Teenagers are gonna be teenagers. It’s in them to test limits. You can mitigate some but not all of it.
Whether Tide Pods look like candy didn’t even occur to them.
I don’t think they look like candy to begin with and I’ve never seen plain white ones. Not for laundry, not for dishes. Do teenagers eat them as a challenge ? apparently so, and there’s really no way to stop that, Do little kids eat them ? maybe. Little kids sometimes drink cleaning chemicals , too. Some of them even look like orange drink. Not really difficult to keep that stuff including the Tide pods away from little kids.
Whoa - let’s not get ahead of ourselves.
the plain white ones are usually unscented.
And there’s no flavor.
The person across the canyon.
I can remember being a kid, and at no point would I have been able to eat things like Tide pods, or drink bleach or eat a whole bottle of aspirin. Don’t these kids have taste buds for Christ sake?
Not only have I seen them, I use them.
That cite says they look like candy.
Are you reading what you reply to? In just a few years six kids died, and 7000 were admitted.
Have you seen a kid eat?
Yes - want to point out where it gives the ages of the kids? A two year old might think it’s candy , maybe even a five year old. A ten year old doesn’t think it’s candy. Did you read what you are replying to? “
“Young children”might include anyone under 12 or it might be anyone under 5 . Different solutions for different ages.

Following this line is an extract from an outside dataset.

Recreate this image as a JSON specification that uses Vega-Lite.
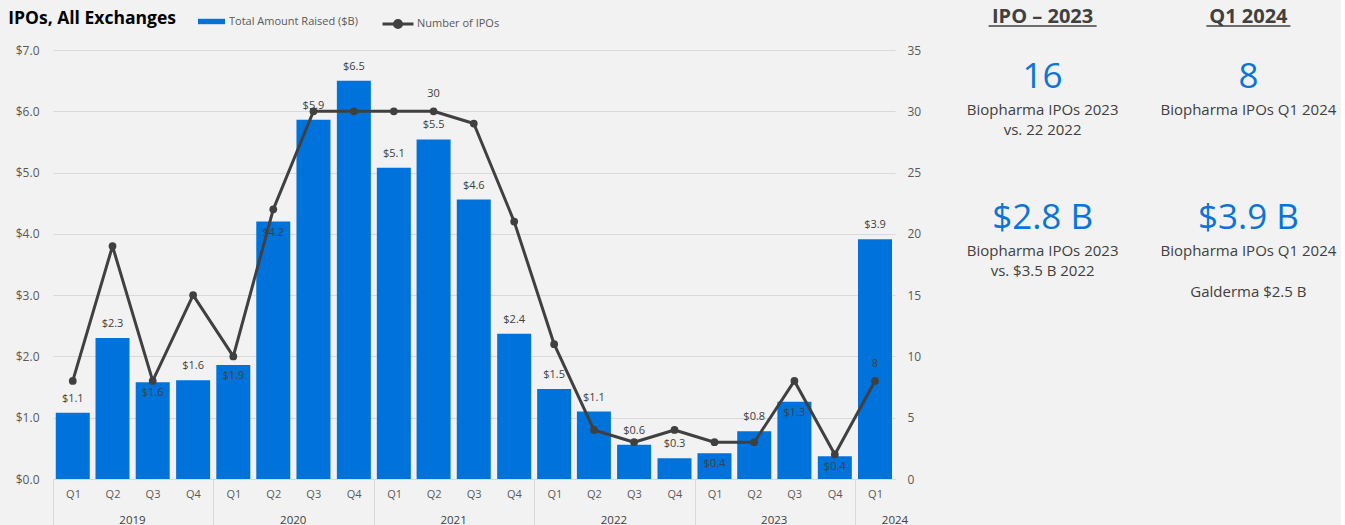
{
  "$schema": "https://vega.github.io/schema/vega-lite/v6.json",
  "background": "#f2f2f2",
  "padding": {"left": 8, "top": 7, "right": 0, "bottom": 0},
  "title": {"text": "IPOs, All Exchanges", "anchor": "start", "fontSize": 17.5, "font": "Open Sans", "fontWeight": "bold", "color": "#000000", "dx": -7, "dy": 20, "offset": 0},
  "datasets": {
    "ipo": [
      {"year": 2019, "quarter": "Q1", "date": "2019-01-01", "amount": 1.08, "ipos": 8},
      {"year": 2019, "quarter": "Q2", "date": "2019-04-01", "amount": 2.30, "ipos": 19},
      {"year": 2019, "quarter": "Q3", "date": "2019-07-01", "amount": 1.58, "ipos": 8},
      {"year": 2019, "quarter": "Q4", "date": "2019-10-01", "amount": 1.61, "ipos": 15},
      {"year": 2020, "quarter": "Q1", "date": "2020-01-01", "amount": 1.86, "ipos": 10},
      {"year": 2020, "quarter": "Q2", "date": "2020-04-01", "amount": 4.20, "ipos": 22},
      {"year": 2020, "quarter": "Q3", "date": "2020-07-01", "amount": 5.86, "ipos": 30},
      {"year": 2020, "quarter": "Q4", "date": "2020-10-01", "amount": 6.50, "ipos": 30},
      {"year": 2021, "quarter": "Q1", "date": "2021-01-01", "amount": 5.08, "ipos": 30},
      {"year": 2021, "quarter": "Q2", "date": "2021-04-01", "amount": 5.54, "ipos": 30},
      {"year": 2021, "quarter": "Q3", "date": "2021-07-01", "amount": 4.56, "ipos": 29},
      {"year": 2021, "quarter": "Q4", "date": "2021-10-01", "amount": 2.37, "ipos": 21},
      {"year": 2022, "quarter": "Q1", "date": "2022-01-01", "amount": 1.47, "ipos": 11},
      {"year": 2022, "quarter": "Q2", "date": "2022-04-01", "amount": 1.10, "ipos": 4},
      {"year": 2022, "quarter": "Q3", "date": "2022-07-01", "amount": 0.56, "ipos": 3},
      {"year": 2022, "quarter": "Q4", "date": "2022-10-01", "amount": 0.34, "ipos": 4},
      {"year": 2023, "quarter": "Q1", "date": "2023-01-01", "amount": 0.42, "ipos": 3},
      {"year": 2023, "quarter": "Q2", "date": "2023-04-01", "amount": 0.78, "ipos": 3},
      {"year": 2023, "quarter": "Q3", "date": "2023-07-01", "amount": 1.26, "ipos": 8},
      {"year": 2023, "quarter": "Q4", "date": "2023-10-01", "amount": 0.37, "ipos": 2},
      {"year": 2024, "quarter": "Q1", "date": "2024-01-01", "amount": 3.91, "ipos": 8}
    ],
    "panel": [
      {"col": "IPO – 2023", "block": "count", "value": "16", "caption": ["Biopharma IPOs 2023", "vs. 22 2022"], "note": null},
      {"col": "Q1 2024", "block": "count", "value": "8", "caption": ["Biopharma IPOs Q1 2024"], "note": null},
      {"col": "IPO – 2023", "block": "amount", "value": "$2.8 B", "caption": ["Biopharma IPOs 2023", "vs. $3.5 B 2022"], "note": null},
      {"col": "Q1 2024", "block": "amount", "value": "$3.9 B", "caption": ["Biopharma IPOs Q1 2024"], "note": "Galderma $2.5 B"}
    ]
  },
  "hconcat": [
    {
      "width": 842,
      "height": 429,
      "data": {"name": "ipo", "format": {"parse": {"date": "date"}}},
      "encoding": {
        "x": {
          "field": "date", "type": "temporal", "timeUnit": "utcyearquarter", "title": null, "bandPosition": 0.5,
          "scale": {"type": "utc", "domain": [{"year": 2019, "month": 1, "date": 1, "utc": true}, {"year": 2024, "month": 4, "date": 1, "utc": true}], "nice": false},
          "axis": {
            "tickCount": {"interval": "month", "step": 3},
            "labelExpr": "utcyear(datum.value) > 2023 && utcquarter(datum.value) > 1 ? '' : 'Q' + utcquarter(datum.value)",
            "labelOffset": 20, "labelAlign": "center", "labelFlush": false, "labelOverlap": false, "labelBound": false,
            "labelPadding": -37, "labelFontSize": 11, "labelColor": "#595959",
            "domain": true, "domainColor": "#d9d9d9", "domainWidth": 1, "grid": false,
            "ticks": true, "tickSize": 46, "tickWidth": 1, "tickColor": "#d9d9d9",
            "tickOpacity": {"condition": {"test": "utcquarter(datum.value) == 1", "value": 1}, "value": 0}
          }
        }
      },
      "layer": [
        {
          "encoding": {
            "y": {
              "field": "amount", "type": "quantitative", "title": null,
              "scale": {"domain": [0, 7], "nice": false},
              "axis": {"orient": "left", "values": [0, 1, 2, 3, 4, 5, 6, 7], "format": "$.1f", "grid": true, "gridColor": "#d9d9d9", "gridWidth": 1, "labelPadding": 14, "labelFontSize": 12, "labelColor": "#595959", "ticks": false, "tickSize": 0}
            }
          },
          "layer": [
            {
              "mark": {"type": "bar", "width": 34},
              "encoding": {
                "fill": {"datum": "Total Amount Raised ($B)", "scale": {"range": ["#0072db"]},
                  "legend": {"orient": "none", "legendX": 145, "legendY": -42, "title": null, "symbolType": "M-1,-0.2H1V0.2H-1Z", "symbolSize": 729, "symbolStrokeWidth": 0, "labelOffset": 4, "labelFontSize": 11, "labelColor": "#595959", "padding": 0}}
              }
            },
            {
              "transform": [{"filter": "!((datum.year == 2019 && datum.quarter == 'Q3') || (datum.year == 2020 && datum.quarter == 'Q1') || (datum.year == 2020 && datum.quarter == 'Q2') || (datum.year == 2023 && datum.quarter == 'Q1') || (datum.year == 2023 && datum.quarter == 'Q3') || (datum.year == 2023 && datum.quarter == 'Q4'))"}],
              "mark": {"type": "text", "baseline": "middle", "dy": -14, "fontSize": 11, "color": "#404040"},
              "encoding": {"text": {"field": "amount", "type": "quantitative", "format": "$.1f"}}
            },
            {
              "transform": [{"filter": "(datum.year == 2019 && datum.quarter == 'Q3') || (datum.year == 2020 && datum.quarter == 'Q1') || (datum.year == 2020 && datum.quarter == 'Q2') || (datum.year == 2023 && datum.quarter == 'Q1') || (datum.year == 2023 && datum.quarter == 'Q3') || (datum.year == 2023 && datum.quarter == 'Q4')"}],
              "mark": {"type": "text", "baseline": "middle", "dy": 11, "fontSize": 11, "color": "#404040"},
              "encoding": {"text": {"field": "amount", "type": "quantitative", "format": "$.1f"}}
            }
          ]
        },
        {
          "encoding": {
            "y": {
              "field": "ipos", "type": "quantitative", "title": null,
              "scale": {"domain": [0, 35], "nice": false},
              "axis": {"orient": "right", "values": [0, 5, 10, 15, 20, 25, 30, 35], "grid": false, "labelPadding": 12, "labelFontSize": 12, "labelColor": "#595959", "ticks": false, "tickSize": 0}
            }
          },
          "layer": [
            {
              "mark": {"type": "line", "strokeWidth": 3, "strokeJoin": "round"},
              "encoding": {
                "stroke": {"datum": "Number of IPOs", "scale": {"range": ["#404040"]},
                  "legend": {"orient": "none", "legendX": 328, "legendY": -43, "title": null, "symbolType": "M-1,0H1M0.23,0A0.23,0.23,0,1,1,-0.23,0A0.23,0.23,0,1,1,0.23,0", "symbolSize": 961, "symbolStrokeWidth": 3, "symbolFillColor": "#404040", "labelOffset": 2, "labelFontSize": 11, "labelColor": "#595959", "padding": 0}}
              }
            },
            {
              "mark": {"type": "point", "filled": true, "size": 60, "color": "#404040", "opacity": 1}
            },
            {
              "transform": [{"filter": "(datum.year == 2021 && datum.quarter == 'Q2') || (datum.year == 2024 && datum.quarter == 'Q1')"}],
              "mark": {"type": "text", "baseline": "middle", "dy": -17, "fontSize": 11, "color": "#404040"},
              "encoding": {"text": {"field": "ipos", "type": "quantitative"}}
            }
          ]
        },
        {
          "transform": [{"aggregate": [{"op": "mean", "field": "date", "as": "mid"}], "groupby": ["year"]}],
          "mark": {"type": "text", "y": "height", "dy": 42, "dx": 20, "baseline": "middle", "fontSize": 11.5, "color": "#404040"},
          "encoding": {
            "x": {"field": "mid", "type": "temporal", "title": null},
            "text": {"field": "year", "type": "nominal"}
          }
        }
      ],
      "resolve": {"scale": {"y": "independent"}}
    },
    {
      "width": 391,
      "height": 195,
      "data": {"name": "panel"},
      "encoding": {
        "x": {"field": "col", "type": "nominal", "scale": {"type": "point", "padding": 0.45, "domain": ["IPO – 2023", "Q1 2024"]}, "axis": null},
        "y": {"field": "block", "type": "nominal", "scale": {"type": "point", "padding": 0.1915, "domain": ["count", "amount"]}, "axis": null}
      },
      "layer": [
        {
          "transform": [{"filter": "datum.block == 'count'"}],
          "mark": {"type": "text", "dy": -60, "fontSize": 20, "fontWeight": "bold", "color": "#404040", "baseline": "middle"},
          "encoding": {"text": {"field": "col", "type": "nominal"}}
        },
        {
          "transform": [{"filter": "datum.block == 'count'"}],
          "mark": {"type": "rule", "yOffset": -51, "y2Offset": -51, "xOffset": {"expr": "datum.col == 'Q1 2024' ? -42 : -54"}, "x2Offset": {"expr": "datum.col == 'Q1 2024' ? 42 : 54"}, "color": "#404040", "strokeWidth": 1.5},
          "encoding": {"x2": {"field": "col"}, "y2": {"field": "block"}}
        },
        {
          "mark": {"type": "text", "fontSize": 35, "color": "#0c74d6", "baseline": "middle"},
          "encoding": {"text": {"field": "value", "type": "nominal"}}
        },
        {
          "mark": {"type": "text", "fontSize": 15, "color": "#404040", "baseline": "top", "dy": 26, "lineHeight": 20},
          "encoding": {"text": {"field": "caption", "type": "nominal"}}
        },
        {
          "transform": [{"filter": "isValid(datum.note)"}],
          "mark": {"type": "text", "fontSize": 15, "color": "#404040", "baseline": "top", "dy": 67},
          "encoding": {"text": {"field": "note", "type": "nominal"}}
        }
      ]
    }
  ],
  "spacing": 29,
  "config": {
    "font": "Open Sans",
    "view": {"stroke": null},
    "axis": {"labelFont": "Open Sans", "domain": false},
    "legend": {"labelFont": "Open Sans"},
    "text": {"font": "Open Sans"}
  }
}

No, it does not have that nor their names.
Exactly. She’s going around, talking to random people about Visionworks; the rest are non-televised adventures.
I still use liquid laundry detergent, but I did switch to dishwasher detergent pods years ago - specifically, Cascade. For people who have used both, do the laundry detergent pods smell as harsh as the dishwasher detergent pods?